Design process and tools

Design Process

1. Identify the need

The design process typically starts with a request from the Product Team which may be responding to the following types of challenges. Depending on the type of challenge, the Product Team will have defined the requirements based on input from research, analytics, stakeholder requirements, and other sources.

User challenges

Challenges or opportunities informed by insights from the reasearch or analytics team. For example, making industry guidance easier to discover based on feedback and analytics indicating that users were having trouble finding information relevant to their industry.

Business challenges

Request from government stakeholders based on new policies and priorities. For example, introducing regional maps during the period of the Regional Stay at Home Order.

Internal challenges

A challenge faced by by the content or engineering teams. For example, creating an alert box design pattern to help the content team communicate time-sensitive information.

2. Prototype approaches

Based on research data and product requirements, design explores a range of solutions and prototypes them with Figma. This is often done in collaboration with the broader team. We use Miro to facilitate group ideation for larger projects. We share ideas for smaller projects through Slack and Jira.

Engineering resources are often a bottleneck. We look for low-lift solutions whenever possible. When designing new UI components, we priortize things that can be used throughout the website. We avoid one-off solutions as much as possible.

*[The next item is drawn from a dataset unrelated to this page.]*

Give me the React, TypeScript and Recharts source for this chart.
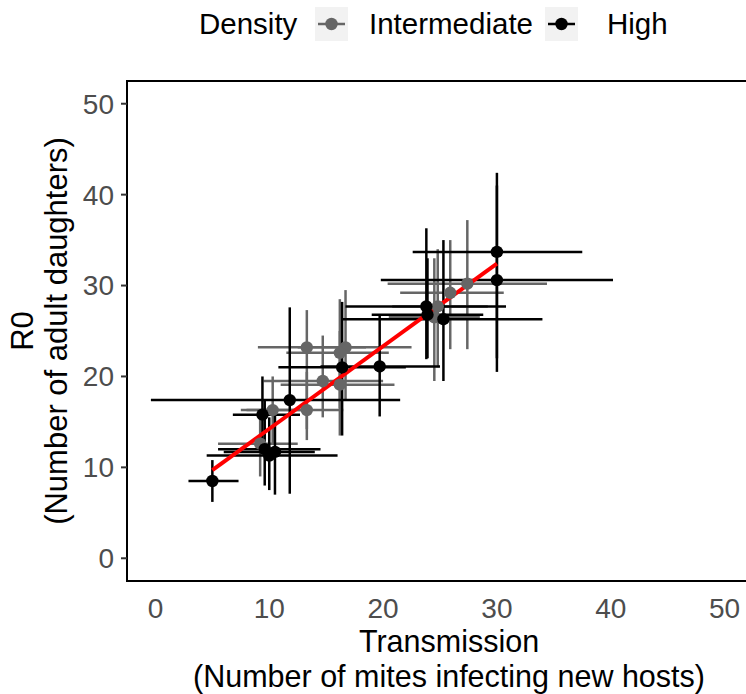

3. Collect feedback and iterate

Depending on the project, the prototype may be used by the research team to collect feedback from users. In other projects, prototypes are only shared internally.

4. Document and handoff

Design often puts designs and requirements into Jira so engineering understands what to build. We ensure that requirements are in scope by collaborating with engineering.

5. QA

Throughout the development and launch of a product, it’s the design team’s responsibility to participate in quality assurance (QA) checks and support engineering with any additional documentation or revisions that are required. During QA, we are putting bugs and design improvements into Jira.



Figma is our design tool of choice. We use it to explore ideas, share approaches, collaborate, and manage assets.

Our content designers, engineers, and product managers have access to Figma and can leave comments directly in the applicaiton. In some cases, content designers will update text directly in Figma. Engineers can export assets and styles from Figma.

See the Getting Started page in Figma for documentation on how Figma files are organized.


We use Miro for collaborative whiteboarding sessions. As a design tool, it’s used to facilitate workshops with other team members.


We use Jira to track progress of all tasks. For design, Jira is a way to share designs for feedback, track progress, and perform QA as the project moves into development.

Google Docs

In some cases, content designers will update text directly in Figma. In other cases, they work in Google Docs. In the latter case, the design team will need to reference Google Docs to ensure that content in the Figma prototypes are up-to-date. Depending on the project, it may be OK to use placeholder content in the designs in Figma.